# start of DATA SECTION

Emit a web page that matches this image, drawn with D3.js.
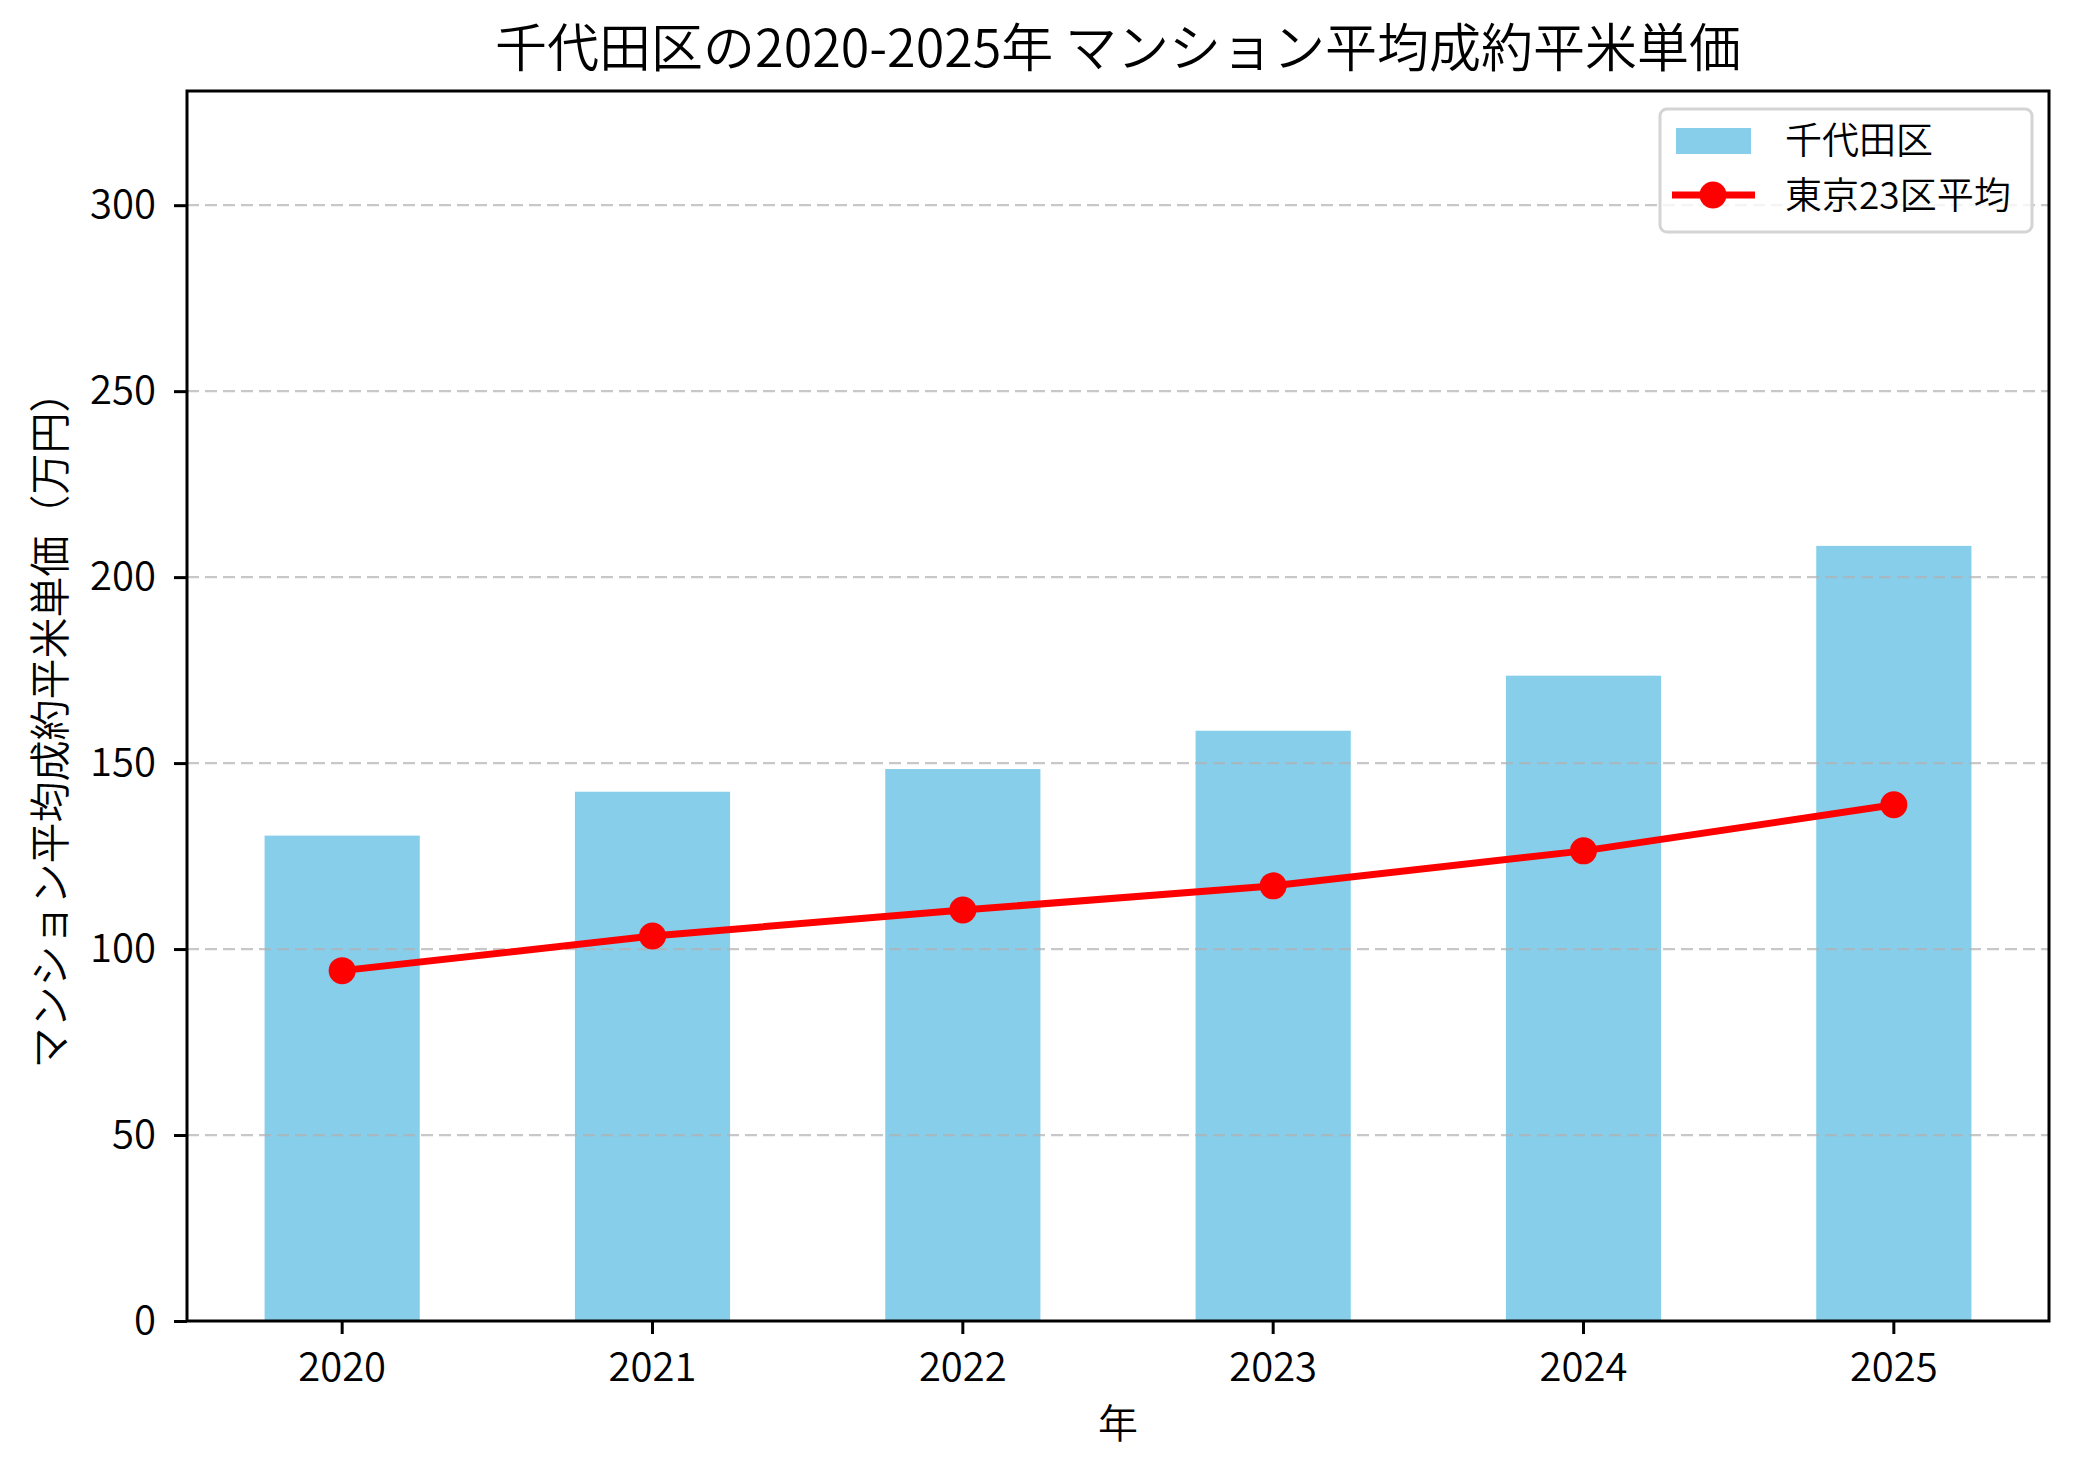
<!DOCTYPE html>
<html>
<head>
<meta charset="utf-8">
<script src="https://cdn.jsdelivr.net/npm/d3@7"></script>
<style>
body { margin: 0; background: #fff; }
svg text { font-family: "Noto Sans CJK JP", "Noto Sans", sans-serif; font-weight: 350; fill: #000; }
</style>
</head>
<body>
<svg id="chart" width="2079" height="1474"></svg>
<script>
// data
var years = ["2020", "2021", "2022", "2023", "2024", "2025"];
var chiyoda = [130.5, 142.3, 148.4, 158.7, 173.5, 208.4];
var tokyo23 = [94.2, 103.5, 110.5, 117.0, 126.4, 138.8];
var yTicks = [0, 50, 100, 150, 200, 250, 300];

var svg = d3.select("#chart");
// plot box (window.top is taken, so the names are spelled out)
var plotLeft = 187, plotRight = 2049, plotTop = 91, plotBottom = 1321;

var x = d3.scaleBand().domain(years).range([plotLeft, plotRight])
	.paddingInner(0.5).paddingOuter(0.25);
var y = d3.scaleLinear().domain([0, 330.7]).range([plotBottom, plotTop]);

// bars
svg.append("g").selectAll("rect").data(years).enter()
	.append("rect")
	.attr("x", function(d){ return x(d); })
	.attr("width", x.bandwidth())
	.attr("y", function(d, i){ return y(chiyoda[i]); })
	.attr("height", function(d, i){ return y(0) - y(chiyoda[i]); })
	.attr("fill", "#87ceeb");

// grid goes over the bars like matplotlib does
svg.append("g").selectAll("line").data(yTicks.slice(1)).enter()
	.append("line")
	.attr("x1", plotLeft).attr("x2", plotRight)
	.attr("y1", function(d){ return y(d); })
	.attr("y2", function(d){ return y(d); })
	.attr("stroke", "#b0b0b0")
	.attr("stroke-opacity", 0.7)
	.attr("stroke-width", 2.2)
	.attr("stroke-dasharray", "12,6");

// 23-ku average line
var cx = function(d, i){ return x(years[i]) + x.bandwidth() / 2; };
var line = d3.line().x(cx).y(function(d){ return y(d); });
svg.append("path").datum(tokyo23)
	.attr("d", line)
	.attr("fill", "none")
	.attr("stroke", "#ff0000")
	.attr("stroke-width", 7);
svg.append("g").selectAll("circle").data(tokyo23).enter()
	.append("circle")
	.attr("cx", cx)
	.attr("cy", function(d){ return y(d); })
	.attr("r", 13.5)
	.attr("fill", "#ff0000");

// axes
var xAxis = svg.append("g")
	.attr("transform", "translate(0," + plotBottom + ")")
	.call(d3.axisBottom(x).tickSize(13).tickPadding(19));
var yAxis = svg.append("g")
	.attr("transform", "translate(" + plotLeft + ",0)")
	.call(d3.axisLeft(y).tickValues(yTicks).tickSize(13).tickPadding(18));
[xAxis, yAxis].forEach(function(a){
	a.select(".domain").remove();
	a.selectAll(".tick line").attr("stroke", "#000").attr("stroke-width", 3);
	a.selectAll(".tick text").style("font-size", "40px").attr("fill", "#000");
});

// frame
svg.append("rect")
	.attr("x", plotLeft).attr("y", plotTop)
	.attr("width", plotRight - plotLeft).attr("height", plotBottom - plotTop)
	.attr("fill", "none").attr("stroke", "#000").attr("stroke-width", 3);

// title and labels
svg.append("text")
	.attr("x", (plotLeft + plotRight) / 2).attr("y", 67)
	.attr("text-anchor", "middle")
	.style("font-size", "52px")
	.text("千代田区の2020-2025年 マンション平均成約平米単価");
svg.append("text")
	.attr("x", (plotLeft + plotRight) / 2).attr("y", 1438)
	.attr("text-anchor", "middle")
	.style("font-size", "40px")
	.text("年");
svg.append("text")
	.attr("transform", "translate(65," + ((plotTop + plotBottom) / 2 + 14) + ") rotate(-90)")
	.attr("text-anchor", "middle")
	.style("font-size", "41px")
	.text("マンション平均成約平米単価（万円）");

// legend
var lg = svg.append("g");
lg.append("rect")
	.attr("x", 1660).attr("y", 109).attr("width", 372).attr("height", 123)
	.attr("rx", 7)
	.attr("fill", "#fff").attr("fill-opacity", 0.8)
	.attr("stroke", "#d4d4d4").attr("stroke-width", 3);
lg.append("rect")
	.attr("x", 1676).attr("y", 128).attr("width", 75).attr("height", 26)
	.attr("fill", "#87ceeb");
lg.append("line")
	.attr("x1", 1672).attr("x2", 1755).attr("y1", 195).attr("y2", 195)
	.attr("stroke", "#ff0000").attr("stroke-width", 7);
lg.append("circle")
	.attr("cx", 1713).attr("cy", 195).attr("r", 13.5).attr("fill", "#ff0000");
lg.append("text").attr("x", 1785).attr("y", 154)
	.style("font-size", "37px").text("千代田区");
lg.append("text").attr("x", 1785).attr("y", 209)
	.style("font-size", "37px").text("東京23区平均");
</script>
</body>
</html>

# end of DATA SECTION

Repeat, with no pictures, each line from the beginning of the data through the line containing "var yTicks = [0, 50, 100, 150, 200, 250, 300];", inclusive.

*EXERCISE RESULT:*
Emit a web page that matches this image, drawn with D3.js.
<!DOCTYPE html>
<html>
<head>
<meta charset="utf-8">
<script src="https://cdn.jsdelivr.net/npm/d3@7"></script>
<style>
body { margin: 0; background: #fff; }
svg text { font-family: "Noto Sans CJK JP", "Noto Sans", sans-serif; font-weight: 350; fill: #000; }
</style>
</head>
<body>
<svg id="chart" width="2079" height="1474"></svg>
<script>
// data
var years = ["2020", "2021", "2022", "2023", "2024", "2025"];
var chiyoda = [130.5, 142.3, 148.4, 158.7, 173.5, 208.4];
var tokyo23 = [94.2, 103.5, 110.5, 117.0, 126.4, 138.8];
var yTicks = [0, 50, 100, 150, 200, 250, 300];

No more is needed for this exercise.